Her müstaid çendan içtihad edebilir; lâkin içtihadı o vakit düstûru’l-amel olur ki, bir nevi icma veya cumhurun tasdikine iktiran ede. Böyle bir şeyhülislam manen bu sırra mazhar olur. Şeriat-ı garra’da daima icma ve rey-i cumhur medar-ı fetva olduğu gibi, şimdi de fevza-i âra için böyle bir faysala lüzum-u kat’î vardır.
Sadaret, meşihat iki cenahtır. Şu devlet-i İslâmiyenin bu iki cenahı mütesavi olmazsa ileri gidilmez. Gidilse de, böyle bir medeniyet-i faside için mukaddesatından insilâh eder.
İhtiyaç her işin üstadıdır. Şöyle bir şuraya ihtiyaç şedittir. Merkez-i hilâfette tesis olunmazsa, bizzarure başka yerde teşekkül edecektir. Bu şuranın bazı mukaddematı olan cemaat-i İslâmiye teşkilâtı ve evkafın meşihata ilhakı gibi umurun daha evvel tahakkuku münasib ise de, baştan başlansa, sonra mukaddemat ihzar edilse yine maksad hasıl olur. Daire-i intihabiyeleri hem mahdut, hem muhtelit olan âyan ve mebusanın vazife-i resmiyeleri itibariyle bilvasıta ve dolayısıyla bu işe tesiri olabilir. Halbuki vasıtasız, doğrudan doğruya bu vazife-i uzmayı deruhte edecek hâlis İslâm bir şura lâzımdır.

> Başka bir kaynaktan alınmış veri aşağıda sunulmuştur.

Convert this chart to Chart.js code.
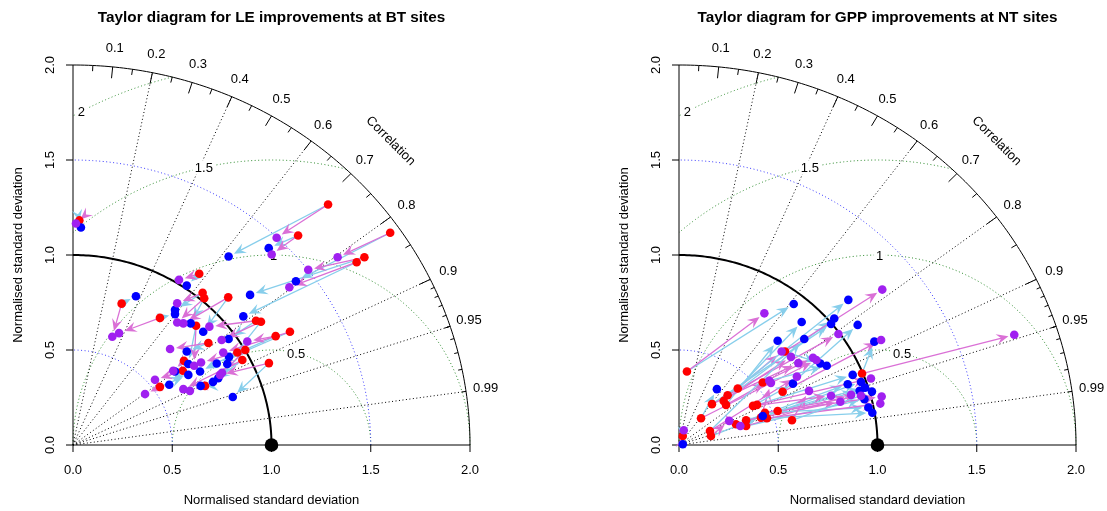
<!DOCTYPE html>
<html>
<head>
<meta charset="utf-8">
<script src="https://cdn.jsdelivr.net/npm/chart.js@4/dist/chart.umd.min.js"></script>
<style>
  html, body { margin: 0; padding: 0; background: #fff; }
  #wrap { position: relative; width: 1107px; height: 511px; }
  canvas { position: absolute; top: 0; }
  #leChart { left: 0; }
  #gppChart { left: 553px; }
</style>
</head>
<body>
<div id="wrap">
  <canvas id="leChart" width="553" height="511"></canvas>
  <canvas id="gppChart" width="554" height="511"></canvas>
</div>
<script>
// Axis / grid values
const SD_TICKS = [0, 0.5, 1, 1.5, 2];
const SD_TICK_LABELS = ['0.0', '0.5', '1.0', '1.5', '2.0'];
const SD_ARCS = [0.5, 1, 1.5];
const CORR_LABELS = [0.1, 0.2, 0.3, 0.4, 0.5, 0.6, 0.7, 0.8, 0.9, 0.95, 0.99];
const CORR_BIG = [0.1, 0.2, 0.3, 0.4, 0.5, 0.6, 0.7, 0.8, 0.9];
const CORR_MED = [0.05, 0.15, 0.25, 0.35, 0.45, 0.55, 0.65, 0.75, 0.85, 0.95];
const CORR_SMALL = [0.91, 0.92, 0.93, 0.94, 0.95, 0.96, 0.97, 0.98, 0.99];
const CORR_RAYS = [0.2, 0.4, 0.6, 0.8, 0.9, 0.95, 0.99];
const GAMMA = [0.5, 1, 1.5, 2];
const GAMMA_LABEL_ANGLE = [1.32, 1.56, 1.80, 2.07];

// LE at BT sites: baseline (red), improvement 1 (blue), improvement 2 (purple)
const leRedX = [1.285, 1.134, 1.598, 1.468, 1.429, 0.636, 0.245, 0.438, 0.653, 0.661, 0.782, 0.922, 0.947, 1.021, 1.093, 0.620, 0.682, 0.828, 0.868, 0.853, 0.559, 0.553, 0.438, 0.665, 0.987, 0.032];
const leRedY = [1.266, 1.103, 1.117, 0.988, 0.962, 0.901, 0.744, 0.669, 0.801, 0.772, 0.777, 0.654, 0.649, 0.573, 0.596, 0.628, 0.537, 0.487, 0.500, 0.447, 0.443, 0.391, 0.306, 0.311, 0.431, 1.182];
const leBlueX = [0.784, 0.986, 1.123, 0.892, 0.858, 0.573, 0.317, 0.514, 0.514, 0.593, 0.656, 0.784, 0.777, 0.786, 0.724, 0.581, 0.573, 0.640, 0.732, 0.705, 0.514, 0.485, 0.581, 0.643, 0.805, 0.040];
const leBlueY = [0.992, 1.036, 0.862, 0.790, 0.677, 0.839, 0.783, 0.689, 0.711, 0.640, 0.596, 0.558, 0.426, 0.464, 0.429, 0.426, 0.492, 0.387, 0.352, 0.332, 0.387, 0.317, 0.369, 0.311, 0.253, 1.145];
const lePurpleX = [1.026, 1.001, 1.333, 1.185, 1.090, 0.534, 0.198, 0.232, 0.525, 0.525, 0.556, 0.687, 0.749, 0.878, 0.757, 0.610, 0.489, 0.645, 0.751, 0.556, 0.505, 0.413, 0.363, 0.589, 0.741, 0.015];
const lePurpleY = [1.091, 1.003, 0.988, 0.922, 0.830, 0.869, 0.570, 0.589, 0.746, 0.645, 0.640, 0.623, 0.553, 0.545, 0.487, 0.417, 0.505, 0.434, 0.380, 0.294, 0.390, 0.343, 0.268, 0.285, 0.369, 1.166];

// GPP at NT sites
const gppRedX = [0.040, 0.296, 0.245, 0.225, 0.237, 0.166, 0.111, 0.156, 0.161, 0.287, 0.338, 0.338, 0.393, 0.433, 0.443, 0.497, 0.569, 0.522, 0.922, 0.019, 0.534, 0.422, 0.413, 0.373];
const gppRedY = [0.387, 0.297, 0.262, 0.232, 0.211, 0.215, 0.141, 0.074, 0.047, 0.109, 0.130, 0.100, 0.211, 0.170, 0.141, 0.179, 0.130, 0.280, 0.376, 0.047, 0.492, 0.329, 0.144, 0.206];
const gppBlueX = [0.578, 0.618, 0.853, 0.782, 0.497, 0.766, 0.191, 0.631, 0.422, 0.850, 0.910, 0.934, 0.875, 0.954, 0.974, 0.937, 0.972, 0.900, 0.984, 0.019, 0.712, 0.744, 0.917, 0.574];
const gppBlueY = [0.742, 0.647, 0.764, 0.666, 0.549, 0.637, 0.294, 0.558, 0.153, 0.320, 0.285, 0.241, 0.369, 0.197, 0.170, 0.302, 0.281, 0.632, 0.544, 0.004, 0.429, 0.417, 0.332, 0.323];
const gppPurpleX = [0.430, 0.517, 0.803, 0.564, 0.455, 0.601, 0.692, 0.594, 0.253, 0.309, 0.813, 0.867, 0.967, 0.917, 1.014, 1.021, 0.655, 1.018, 1.689, 0.024, 1.024, 0.675, 0.463, 0.766];
const gppPurpleY = [0.693, 0.492, 0.584, 0.464, 0.338, 0.431, 0.447, 0.360, 0.127, 0.100, 0.228, 0.264, 0.350, 0.259, 0.218, 0.255, 0.285, 0.553, 0.580, 0.078, 0.818, 0.459, 0.327, 0.259];

const FONT = '"Liberation Sans", Arial, Helvetica, sans-serif';

function toPoints(xs, ys) {
    return xs.map((x, i) => ({ x: x, y: ys[i] }));
}

// Grid, axes and labels of the Taylor diagram
function drawTaylorGrid(chart) {
    const ctx = chart.ctx;
    const xs = chart.scales.x, ys = chart.scales.y;
    const ca = chart.chartArea;
    const X = v => xs.getPixelForValue(v);
    const Y = v => ys.getPixelForValue(v);
    const maxSd = xs.max;

    function curve(fn, t0, t1, n) {
        ctx.beginPath();
        for (let i = 0; i <= n; i++) {
            const t = t0 + (t1 - t0) * i / n;
            const p = fn(t);
            if (i === 0) ctx.moveTo(X(p[0]), Y(p[1]));
            else ctx.lineTo(X(p[0]), Y(p[1]));
        }
        ctx.stroke();
    }

    ctx.save();
    ctx.lineWidth = 1;
    ctx.setLineDash([1, 2.5]);

    // centred RMS difference arcs around the reference point
    ctx.strokeStyle = '#2e8b2e';
    GAMMA.forEach(g => {
        const t0 = Math.acos(Math.min(1, (maxSd * maxSd - 1 - g * g) / (2 * g)));
        const t1 = Math.acos(Math.max(-1, -1 / g));
        curve(t => [1 + g * Math.cos(t), g * Math.sin(t)], t0, t1, 150);
    });

    // standard deviation arcs
    ctx.strokeStyle = '#3a3aff';
    SD_ARCS.forEach(r => curve(t => [r * Math.cos(t), r * Math.sin(t)], 0, Math.PI / 2, 120));

    // correlation rays
    ctx.strokeStyle = '#000';
    CORR_RAYS.forEach(c => {
        const s = Math.sqrt(1 - c * c);
        ctx.beginPath();
        ctx.moveTo(X(0), Y(0));
        ctx.lineTo(X(maxSd * c), Y(maxSd * s));
        ctx.stroke();
    });
    ctx.setLineDash([]);

    // gamma labels on white boxes
    ctx.font = '13px ' + FONT;
    ctx.textAlign = 'center';
    ctx.textBaseline = 'middle';
    GAMMA.forEach((g, i) => {
        const a = GAMMA_LABEL_ANGLE[i];
        const gx = X(1 + g * Math.cos(a)), gy = Y(g * Math.sin(a));
        const w = ctx.measureText(String(g)).width;
        ctx.fillStyle = '#fff';
        ctx.fillRect(gx - w / 2 - 2, gy - 7, w + 4, 14);
        ctx.fillStyle = '#000';
        ctx.fillText(String(g), gx, gy + 1);
    });

    // reference arc and outer arc
    ctx.strokeStyle = '#000';
    ctx.lineWidth = 2;
    curve(t => [Math.cos(t), Math.sin(t)], 0, Math.PI / 2, 120);
    ctx.lineWidth = 1;
    curve(t => [maxSd * Math.cos(t), maxSd * Math.sin(t)], 0, Math.PI / 2, 160);

    // correlation tick marks
    function tick(c, inner) {
        const s = Math.sqrt(1 - c * c);
        ctx.beginPath();
        ctx.moveTo(X(maxSd * c), Y(maxSd * s));
        ctx.lineTo(X(inner * maxSd * c), Y(inner * maxSd * s));
        ctx.stroke();
    }
    CORR_BIG.forEach(c => tick(c, 0.97));
    CORR_MED.forEach(c => tick(c, 0.985));
    CORR_SMALL.forEach(c => tick(c, 0.99));

    // axes lines
    ctx.beginPath();
    ctx.moveTo(X(0), Y(maxSd));
    ctx.lineTo(X(0), Y(0));
    ctx.lineTo(X(maxSd), Y(0));
    ctx.stroke();
    SD_TICKS.forEach(v => {
        ctx.beginPath();
        ctx.moveTo(X(0) - 7, Y(v));
        ctx.lineTo(X(0), Y(v));
        ctx.moveTo(X(v), Y(0));
        ctx.lineTo(X(v), Y(0) + 7);
        ctx.stroke();
    });

    // tick labels
    ctx.fillStyle = '#000';
    ctx.font = '13px ' + FONT;
    SD_TICKS.forEach((v, i) => {
        ctx.textAlign = 'center';
        ctx.textBaseline = 'middle';
        ctx.fillText(SD_TICK_LABELS[i], X(v), Y(0) + 25);
        ctx.save();
        ctx.translate(X(0) - 23, Y(v));
        ctx.rotate(-Math.PI / 2);
        ctx.fillText(SD_TICK_LABELS[i], 0, 0);
        ctx.restore();
    });

    // correlation labels
    CORR_LABELS.forEach(c => {
        const s = Math.sqrt(1 - c * c);
        ctx.fillText(String(c), X(1.05 * maxSd * c), Y(1.05 * maxSd * s));
    });
    ctx.save();
    ctx.translate(X(0.8 * maxSd), Y(0.8 * maxSd));
    ctx.rotate(Math.PI / 4);
    ctx.fillText('Correlation', 0, 0);
    ctx.restore();

    // axis titles
    const midX = (ca.left + ca.right) / 2;
    const midY = (ca.top + ca.bottom) / 2;
    ctx.fillText('Normalised standard deviation', midX, ca.bottom + 55);
    ctx.save();
    ctx.translate(ca.left - 55, midY);
    ctx.rotate(-Math.PI / 2);
    ctx.fillText('Normalised standard deviation', 0, 0);
    ctx.restore();

    // main title
    ctx.font = 'bold 15.3px ' + FONT;
    ctx.fillText(chart.options.plugins.taylor.title, midX, ca.top - 47);
    ctx.restore();
}

// Arrows from the baseline point to each improved point
function drawArrows(chart) {
    const ctx = chart.ctx;
    const xs = chart.scales.x, ys = chart.scales.y;
    const d = chart.data.datasets;
    const red = d[3].data, blue = d[2].data, purple = d[1].data;

    function arrow(a, b, color) {
        const x0 = xs.getPixelForValue(a.x), y0 = ys.getPixelForValue(a.y);
        const x1 = xs.getPixelForValue(b.x), y1 = ys.getPixelForValue(b.y);
        const dx = x1 - x0, dy = y1 - y0;
        const len = Math.hypot(dx, dy);
        if (len < 0.5) return;
        const ux = dx / len, uy = dy / len;
        const tx = x1 - ux * 6, ty = y1 - uy * 6;
        ctx.strokeStyle = color;
        ctx.fillStyle = color;
        ctx.lineWidth = 1.3;
        ctx.beginPath();
        ctx.moveTo(x0, y0);
        ctx.lineTo(tx - ux * 5, ty - uy * 5);
        ctx.stroke();
        ctx.beginPath();
        ctx.moveTo(tx, ty);
        ctx.lineTo(tx - ux * 12 - uy * 5.2, ty - uy * 12 + ux * 5.2);
        ctx.lineTo(tx - ux * 7.5, ty - uy * 7.5);
        ctx.lineTo(tx - ux * 12 + uy * 5.2, ty - uy * 12 - ux * 5.2);
        ctx.closePath();
        ctx.fill();
    }

    ctx.save();
    red.forEach((r, i) => {
        arrow(r, blue[i], '#87ceeb');
        arrow(r, purple[i], '#da70d6');
    });
    ctx.restore();
}

const taylorPlugin = {
    id: 'taylor',
    beforeDatasetsDraw(chart) {
        drawTaylorGrid(chart);
        drawArrows(chart);
    }
};

function makeTaylor(canvasId, title, padding, redX, redY, blueX, blueY, purpleX, purpleY) {
    const pointStyle = (color, r) => ({
        backgroundColor: color,
        borderWidth: 0,
        pointRadius: r,
        pointHoverRadius: r,
        clip: false
    });
    return new Chart(document.getElementById(canvasId), {
        type: 'scatter',
        data: {
            datasets: [
                Object.assign({ label: 'Reference', data: [{ x: 1, y: 0 }] }, pointStyle('#000', 6.8)),
                Object.assign({ label: 'Improvement 2', data: toPoints(purpleX, purpleY) }, pointStyle('#a020f0', 4.3)),
                Object.assign({ label: 'Improvement 1', data: toPoints(blueX, blueY) }, pointStyle('#0000ff', 4.3)),
                Object.assign({ label: 'Baseline', data: toPoints(redX, redY) }, pointStyle('#ff0000', 4.3))
            ]
        },
        options: {
            responsive: false,
            animation: false,
            events: [],
            layout: { padding: padding },
            plugins: {
                legend: { display: false },
                tooltip: { enabled: false },
                taylor: { title: title }
            },
            scales: {
                x: { type: 'linear', min: 0, max: 2, display: false },
                y: { type: 'linear', min: 0, max: 2, display: false }
            }
        },
        plugins: [taylorPlugin]
    });
}

makeTaylor('leChart', 'Taylor diagram for LE improvements at BT sites',
    { left: 73, right: 83, top: 65, bottom: 66 },
    leRedX, leRedY, leBlueX, leBlueY, lePurpleX, lePurpleY);

makeTaylor('gppChart', 'Taylor diagram for GPP improvements at NT sites',
    { left: 126, right: 31, top: 65, bottom: 66 },
    gppRedX, gppRedY, gppBlueX, gppBlueY, gppPurpleX, gppPurpleY);
</script>
</body>
</html>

Bir şey “ma vudia leh” inde istihdam edilmezse atalete uğrar, matlub eseri göstermez. Binaenaleyh mühim bir maksad için tesis edilen Dârü’l-Hikmeti’l-İslâmiyeyi, şimdiki âdi bir komisyon derecesinden çıkarıp, meşihattaki devairin rüesasıyla beraber şuranın aza-yı tabiiyesi addetmek ve hariçdeki âlem-i İslâmdan, şimdilik on beş-yirmi kadar İslâmın dinen, ahlâken itimadını kazanmış müntehab ulemasını celbeylemek, bu mesele-i uzmanın esasını teşkil eder.
Vehham olmamalıyız. Korkmakla din rüşvet verilmez. Dinin zafiyeti bahanesine olan muzahref medeniyete lânet. Havf ve zaaf tesirat-ı hariciyeyi teşci eder. Muhakkak maslâhat, mevhum mazarrata feda edilmez.